Sequence-based Kernels for Online Concept Detection in Video

Publication from Digital

Bailer W.

Scottsdale, AZ, USA AIEMPro '11: Proceedings of the 4th international workshop on Automated information extraction in media production, pp. 1-6, 11/2011


Kernel methods, e.g. Support Vector Machines, have been successfully applied to classification problems such as concept detection in video. In order to capture concepts and events with longer temporal extent, kernels for sequences of feature vectors have been proposed, e.g. based on temporal pyramid matching or sequence alignment.

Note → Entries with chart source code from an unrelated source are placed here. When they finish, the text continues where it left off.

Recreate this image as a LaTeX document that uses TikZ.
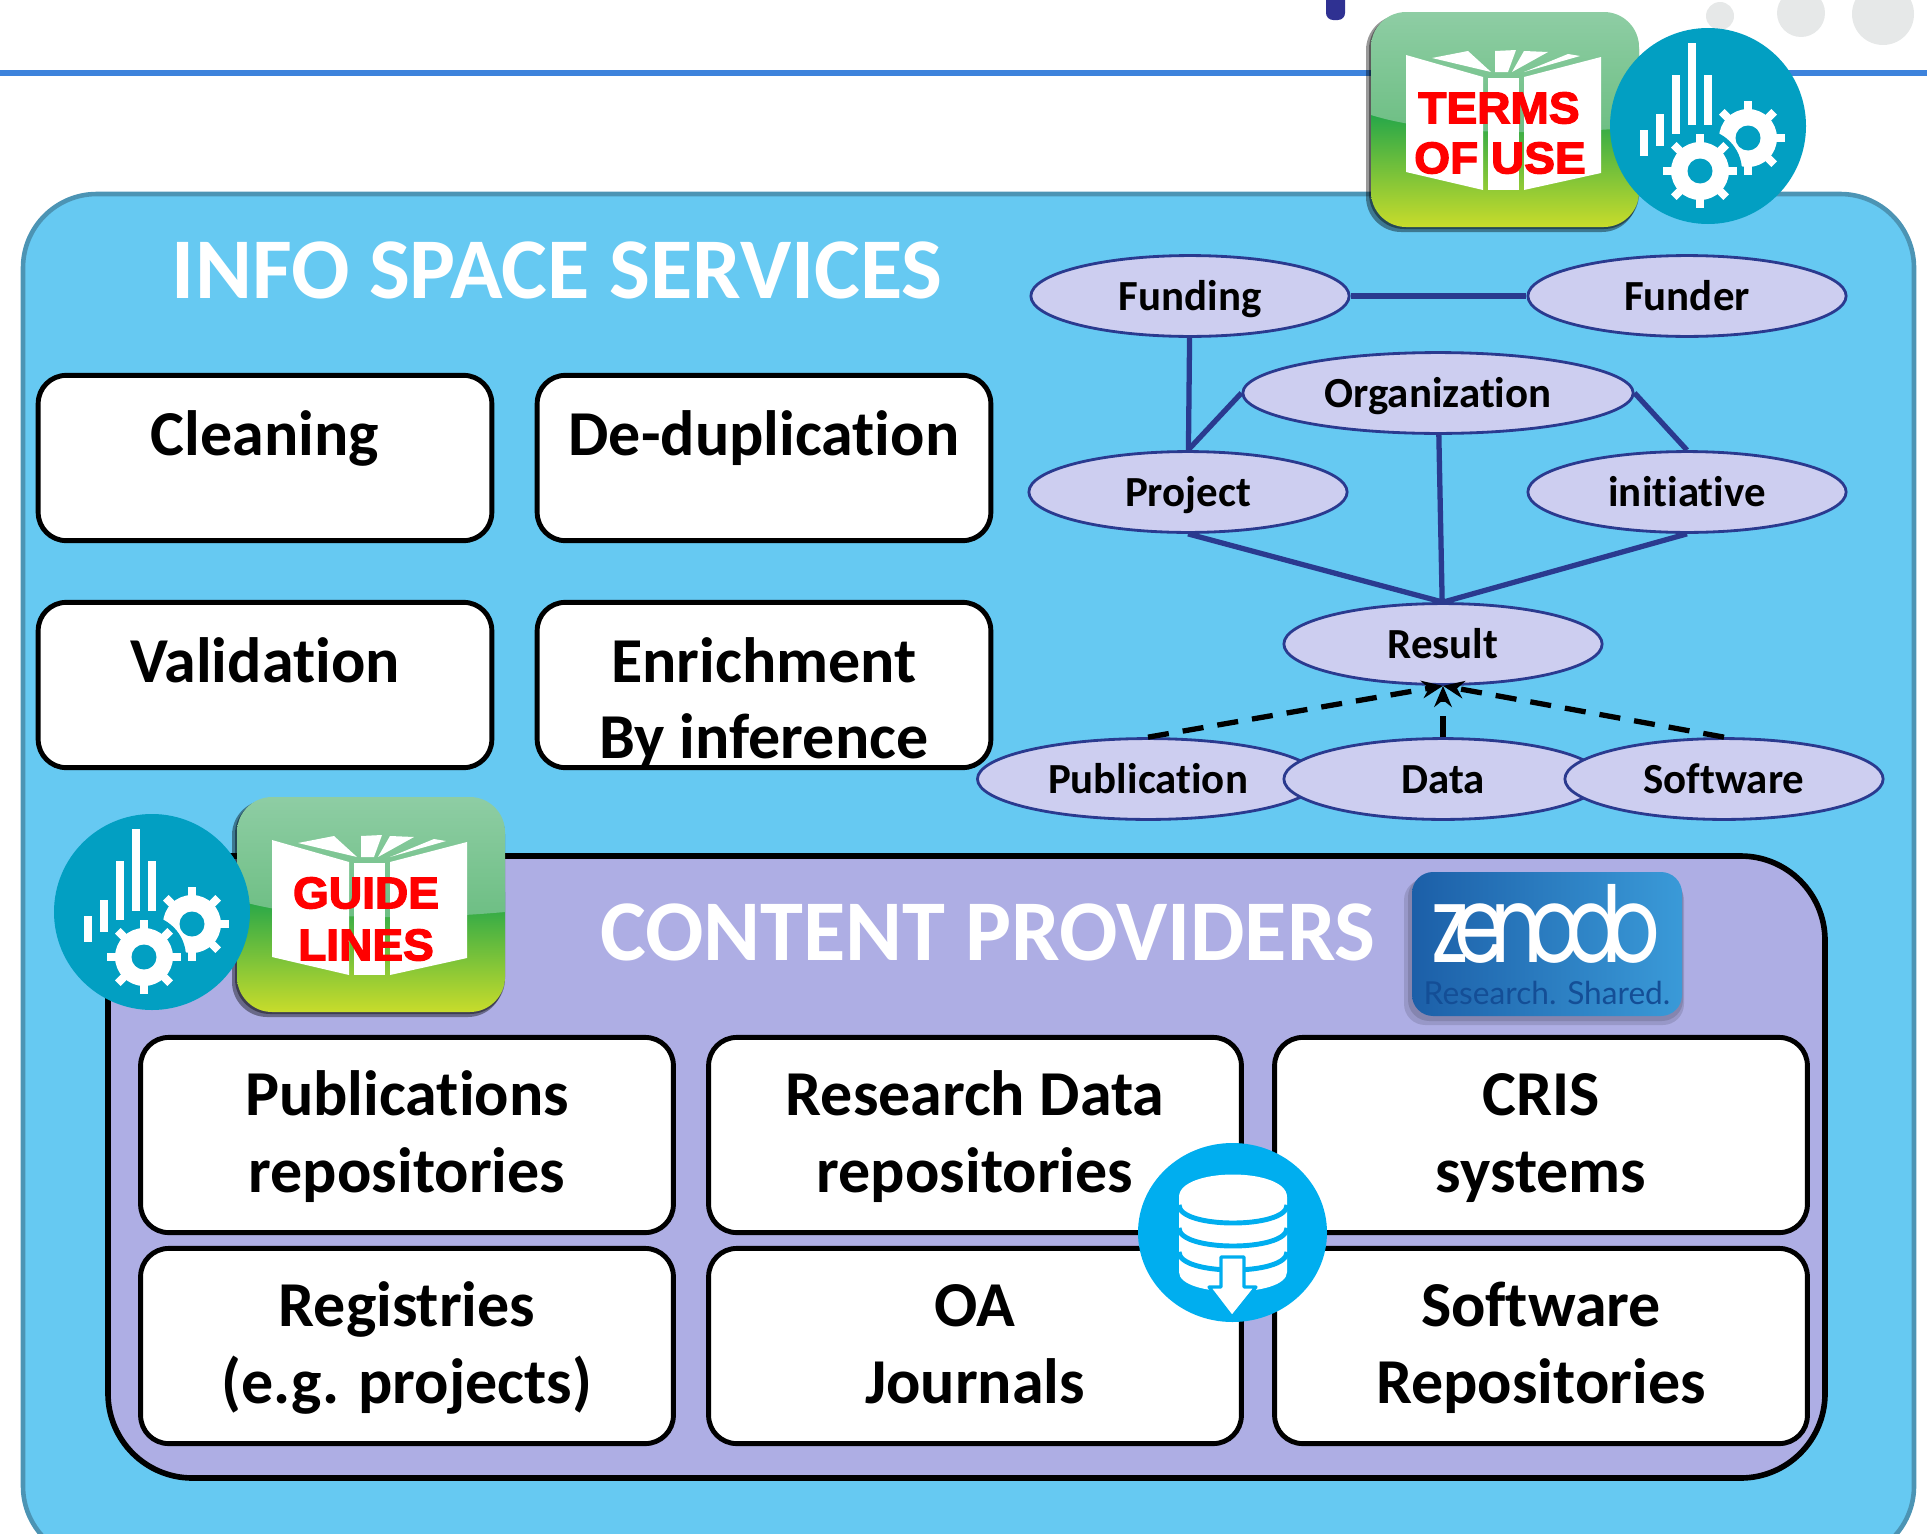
\documentclass[tikz,border=0pt]{standalone}
\usepackage{fontspec}
\setmainfont{Carlito}[Ligatures=NoCommon]
\newfontfamily\iconfont{Liberation Sans}[FakeBold=3,FakeStretch=1.04]
\newfontfamily\logofont{Poppins}[FakeStretch=.78,LetterSpace=-14]
\newfontfamily\slogfont{Lato}
\usetikzlibrary{calc,arrows.meta,shapes.geometric}

\definecolor{outerfill}{RGB}{102,201,242}
\definecolor{outerline}{RGB}{76,148,180}
\definecolor{innerfill}{RGB}{174,174,228}
\definecolor{entityfill}{RGB}{205,206,240}
\definecolor{entityline}{RGB}{42,58,143}
\definecolor{gearblue}{RGB}{2,159,194}
\definecolor{dbblue}{RGB}{0,174,239}
\definecolor{ruleblue}{RGB}{61,131,220}
\definecolor{dotgray}{RGB}{230,232,232}
\definecolor{tabblue}{RGB}{47,49,146}
\definecolor{logoleft}{RGB}{28,95,168}
\definecolor{logoright}{RGB}{58,154,216}
\definecolor{logotext}{RGB}{20,78,150}

% Box lines sit low in the box
\newcommand{\lowpair}[2]{\rule{0pt}{20.1pt}#1\\\smash{#2}}
\newcommand{\midpair}[2]{\rule{0pt}{17.5pt}#1\\#2\strut}

\tikzset{
  titletext/.style={text=white,font=\fontsize{24.6}{30}\selectfont\bfseries},
  infobox/.style={draw=black,fill=white,line width=1.4pt,rounded corners=8pt,
    align=center,inner sep=0pt,font=\fontsize{18.2}{21.8}\selectfont\bfseries},
  toprow/.style={infobox,minimum width=129pt,minimum height=47pt},
  botrow/.style={infobox,minimum width=151.5pt,minimum height=55.5pt},
  entity/.style={ellipse,draw=entityline,fill=entityfill,line width=.8pt,inner sep=0pt,
    minimum width=90.5pt,minimum height=23pt,text height=8.3pt,text depth=0pt,
    font=\fontsize{12.2}{14}\selectfont\bfseries},
  rel/.style={entityline,line width=1.5pt},
  isa/.style={black,line width=1.5pt,dashed,dash pattern=on 6pt off 4pt,-{Stealth[length=6pt,width=5pt]}},
  icontext/.style={text=red,inner sep=0pt,font=\fontsize{12.6}{15}\selectfont\iconfont\bfseries},
  bookicon/.pic={
    % Shadow
    \fill[black,opacity=.4] (-5,3) [rounded corners=10pt] rectangle (266,220);
    \fill[black,opacity=.4] (-2,2) [rounded corners=10pt] rectangle (268,217);
    \begin{scope}
      \clip[rounded corners=10pt] (0,0) rectangle (268,215);
      \shade[top color={rgb,255:red,27;green,163;blue,75},middle color={rgb,255:red,130;green,196;blue,66},
        bottom color={rgb,255:red,200;green,220;blue,43}] (0,95) rectangle (268,215);
      \shade[top color={rgb,255:red,142;green,205;blue,164},bottom color={rgb,255:red,108;green,190;blue,130}]
        (0,0) -- (268,0) -- (268,115) .. controls (190,122) and (70,125) .. (0,103) -- cycle;
    \end{scope}
    % Pages
    \fill[white] (35,43) -- (112,65) -- (112,178) -- (35,160) -- cycle;
    \fill[white] (117,66) -- (148,66) -- (148,178) -- (117,178) -- cycle;
    \fill[white] (153,65) -- (230,45) -- (230,161) -- (153,178) -- cycle;
    \fill[white] (61,46) -- (97,39) -- (120,60) -- cycle;
    \fill[white] (124,39) -- (145,38) -- (137,60) -- (124,60) -- cycle;
    \fill[white] (153,39) -- (177,40) -- (141,60) -- cycle;
    \fill[white] (197,42) -- (209,44) -- (153,60) -- cycle;
  },
  geartool/.pic={
    \foreach \a in {0,45,90,135}{
      \fill[white,rotate=\a] (-4,-37) rectangle (4,37);
    }
    \fill[white] (0,0) circle (29);
    \fill[gearblue] (0,0) circle (12.5);
  },
  gearicon/.pic={
    \fill[gearblue] (0,0) circle (98);
    % Bars
    \foreach \xa/\ya/\yb in {-68/4/30,-52/-12/20,-36/-51/8,-20/-83/-1,-4/-51/-1}{
      \fill[white] (\xa,\ya) rectangle ({\xa+8},\yb);
    }
    \pic at (40,12) {geartool};
    \fill[gearblue] (-8,45) circle (42);
    \pic at (-8,45) {geartool};
  }
}

\begin{document}
\begin{tikzpicture}[x=.01cm,y=-.01cm,>=Stealth]
\clip (0,0) rectangle (1927,1533);

% Page header
\fill[ruleblue] (0,70) rectangle (1927,76);
\fill[dotgray] (1720,16) circle (14);
\fill[dotgray] (1801,13) circle (24);
\fill[dotgray] (1883,14) circle (31);
\fill[tabblue,rounded corners=2pt] (1326,-10) rectangle (1345,20);

% Services panel
\draw[outerline,fill=outerfill,line width=1.3pt,rounded corners=21pt] (23,194) rectangle (1914,1560);
\node[titletext] (infotitle) at (557,270) {INFO SPACE SERVICES};

\node[toprow] (cleaning) at (265,458) {\lowpair{Cleaning}{}};
\node[toprow] (dedup) at (764,458) {\lowpair{De-duplication}{}};
\node[toprow] (validation) at (265,685) {\lowpair{Validation}{}};
\node[toprow] (enrichment) at (764,685) {\lowpair{Enrichment}{By inference}};

% Entity graph
\node[entity] (funding) at (1190,296) {Funding};
\node[entity] (funder) at (1687,296) {Funder};
\node[entity,minimum width=111pt] (organization) at (1438,393) {Organization};
\node[entity] (project) at (1188,492) {Project};
\node[entity] (initiative) at (1687,492) {initiative};
\node[entity] (result) at (1443,644) {Result};
\node[entity,minimum width=97pt] (publication) at (1148,779) {Publication};
\node[entity] (data) at (1443,779) {Data};
\node[entity] (software) at (1724,779) {Software};

\draw[rel] (funding) -- (funder);
\draw[rel] (funding) -- (project);
\draw[rel] (project.north) -- (organization.west);
\draw[rel] (organization.east) -- (initiative.north);
\draw[rel] (organization) -- (result);
\draw[rel] (project.south) -- (result.north);
\draw[rel] (initiative.south) -- (result.north);
\foreach \X in {publication,data,software}{
  \draw[isa] (\X.north) -- (result.south);
}

% Providers panel
\draw[black,fill=innerfill,line width=1.6pt,rounded corners=24pt] (108,856) rectangle (1825,1478);
\node[titletext] (contenttitle) at (988,932) {CONTENT PROVIDERS};

\node[botrow] (pubrepo) at (407,1135) {\midpair{Publications}{repositories}};
\node[botrow] (datarepo) at (975,1135) {\midpair{Research Data}{repositories}};
\node[botrow] (cris) at (1541,1135) {\midpair{CRIS}{systems}};
\node[botrow] (registries) at (407,1346) {\midpair{Registries}{(e.g. projects)}};
\node[botrow] (journals) at (975,1346) {\midpair{OA}{Journals}};
\node[botrow] (softrepo) at (1541,1346) {\midpair{Software}{Repositories}};

% Zenodo logo
\fill[black,opacity=.12] (1404,879) [rounded corners=6pt] rectangle (1684,1025);
\fill[black,opacity=.12] (1408,876) [rounded corners=6pt] rectangle (1683,1021);
\shade[rounded corners=6pt,left color=logoleft,right color=logoright] (1412,872) rectangle (1682,1016);
\node[anchor=base,text=white,inner sep=0pt,font=\fontsize{30}{30}\selectfont\logofont] (zenodo) at (1546,962) {zenodo};
\node[text=logotext,inner sep=0pt,font=\fontsize{9}{10}\selectfont\slogfont] (shared) at (1547,993) {Research. Shared.};

% Database badge
\fill[dbblue] (1232.5,1232.5) circle [x radius=94.5,y radius=89.5];
\fill[white] (1179,1197) .. controls (1179,1167) and (1287,1167) .. (1287,1197)
  -- (1287,1272) .. controls (1287,1298) and (1179,1298) .. (1179,1272) -- cycle;
\foreach \y in {1205,1228,1252}{
  \draw[dbblue,line width=1.4pt] (1179,\y) .. controls (1179,{\y+24}) and (1287,{\y+24}) .. (1287,\y);
}
\draw[dbblue,fill=white,line width=.9pt,line join=round] (1221,1257) -- (1244,1257) -- (1244,1287) -- (1256,1287)
  -- (1232,1317) -- (1209,1287) -- (1221,1287) -- cycle;

% Terms badge
\pic at (1371,12) {bookicon};
\node[icontext] (terms) at (1499,108) {TERMS};
\node[icontext] (ofuse) at (1500,158) {OF USE};
\pic at (1708,126) {gearicon};

% Guide badge
\pic at (237,797) {bookicon};
\node[icontext] (guide) at (366,893) {GUIDE};
\node[icontext] (lines) at (366,945) {LINES};
\pic at (152,912) {gearicon};
\end{tikzpicture}
\end{document}
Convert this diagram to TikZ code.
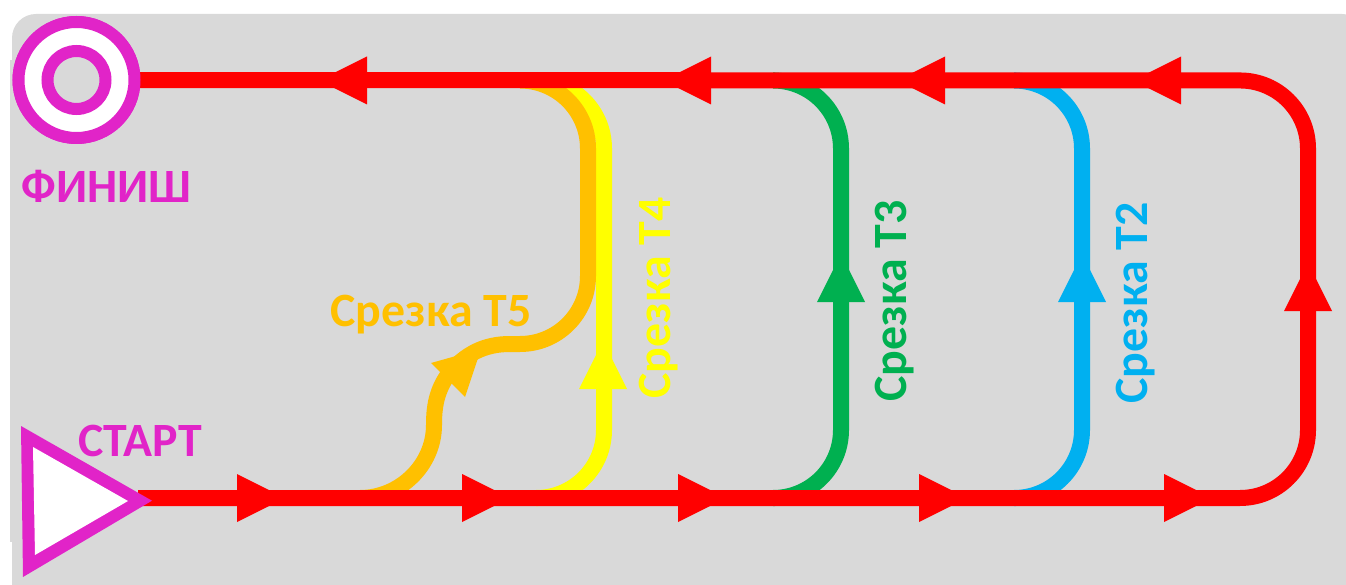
\documentclass[tikz,border=0pt]{standalone}
\usepackage{fontspec}
\setmainfont{Carlito}
\definecolor{bgc}{HTML}{D9D9D9}
\definecolor{mag}{HTML}{E124C8}
\definecolor{org}{HTML}{FFC000}
\definecolor{yel}{HTML}{FFFF00}
\definecolor{grn}{HTML}{00B050}
\definecolor{blu}{HTML}{00B0F0}
\definecolor{rd}{HTML}{FF0000}
\newcommand\headtip[4]{\fill[#4,shift={(#1,#2)},rotate=#3] (0,24)--(48,0)--(0,-24)--cycle;}
\tikzset{
  x=1pt,y=-1pt,
  route/.style={line width=16pt,rounded corners=68pt},
  lab/.style={font=\fontsize{47.8}{47.8}\selectfont\bfseries,inner sep=0pt},
}
\begin{document}
\begin{tikzpicture}
\useasboundingbox (0,0) rectangle (1346,585);
\clip (0,0) rectangle (1346,585);
\fill[bgc,rounded corners=24pt] (12,14) -- (1366,14) -- (1366,620) -- (12,620) -- cycle;
\fill[bgc] (10,60) rectangle (14,542);
\node[circle,draw=mag,fill=white,line width=12pt,minimum size=116pt,inner sep=0pt] (finish) at (76.5,80) {};
\coordinate (startc) at (138,498);
\coordinate (br) at (1308,498);
\coordinate (tr) at (1308,80.5);
% shortcuts
\draw[route,yel] (538,498) -- (604,498) -- (604,80.5) -- (538,80.5);
\draw[route,org] (520,80.5) -- (588,80.5) -- (588,344) -- (510,344);
\draw[org,line width=16pt] (510,344) .. controls (484,344) and (466,354) .. (450,372) .. controls (436,390) and (434,408) .. (434,425) .. controls (434,465) and (400,498) .. (360,498);
\draw[route,grn] (775,498) -- (841,498) -- (841,80.5) -- (775,80.5);
\draw[route,blu] (1016,498) -- (1082,498) -- (1082,80.5) -- (1016,80.5);
% main route
\draw[route,rd] (startc) -- (br) -- (tr) -- (finish.center);
\node[circle,draw=mag,fill=white,line width=12pt,minimum size=116pt,inner sep=0pt] at (finish.center) {};
\node[circle,draw=mag,fill=bgc,line width=12pt,minimum size=58pt,inner sep=0pt] (finishin) at (finish.center) {};
% start triangle
\fill[mag] (21,426) -- (152,500.7) -- (23,577) -- cycle;
\fill[white] (33,447) -- (128,501) -- (35,555) -- cycle;
% arrowheads
\headtip{237}{498}{0}{rd}
\headtip{462}{498}{0}{rd}
\headtip{678}{498}{0}{rd}
\headtip{919}{498}{0}{rd}
\headtip{1164}{498}{0}{rd}
\headtip{367}{80.5}{180}{rd}
\headtip{711}{80.5}{180}{rd}
\headtip{945}{80.5}{180}{rd}
\headtip{1181}{80.5}{180}{rd}
\headtip{1308}{311}{90}{rd}
\headtip{841}{302}{90}{grn}
\headtip{1082}{302}{90}{blu}
\headtip{603}{389}{90}{yel}
\fill[org] (431,363) -- (481,349) -- (465,397) -- cycle;
% labels
\node[lab,text=mag] (tfinish) at (106.5,186) {ФИНИШ};
\node[lab,text=mag] (tstart) at (140,441) {СТАРТ};
\node[lab,text=org] (t5) at (431,315) {Срезка Т5};
\node[lab,text=yel,rotate=90] (t4) at (659,298) {Срезка Т4};
\node[lab,text=grn,rotate=90] (t3) at (895,301) {Срезка Т3};
\node[lab,text=blu,rotate=90] (t2) at (1136,303) {Срезка Т2};
\end{tikzpicture}
\end{document}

However, all these approaches need a temporal segmentation of the video, as the kernel is applied to the feature vectors of a segment. In (semi-)supervised
 training, this is not a problem, as the ground truth is annotated on a temporal segment. When performing online concept detection on a live video stream, (i) no segmentation exists and (ii) the latency must be kept as low as possible. Re-evaluating the kernel for each temporal position of a sliding window is prohibitive due to the computational effort. We thus propose variants of the temporal pyramid matching, all subsequences and longest common subsequence kernels, which can be efficiently calculated for a temporal sliding window. An arbitrary kernel function can be plugged in to determine the similarity of feature vectors of individual samples. We evaluate the proposed kernels on the TRECVID 2007 High-level Feature Extraction data set and show
 that the sliding window variants for online detection perform equally well or better than the segment-based ones, while the runtime is reduced by at least 30%.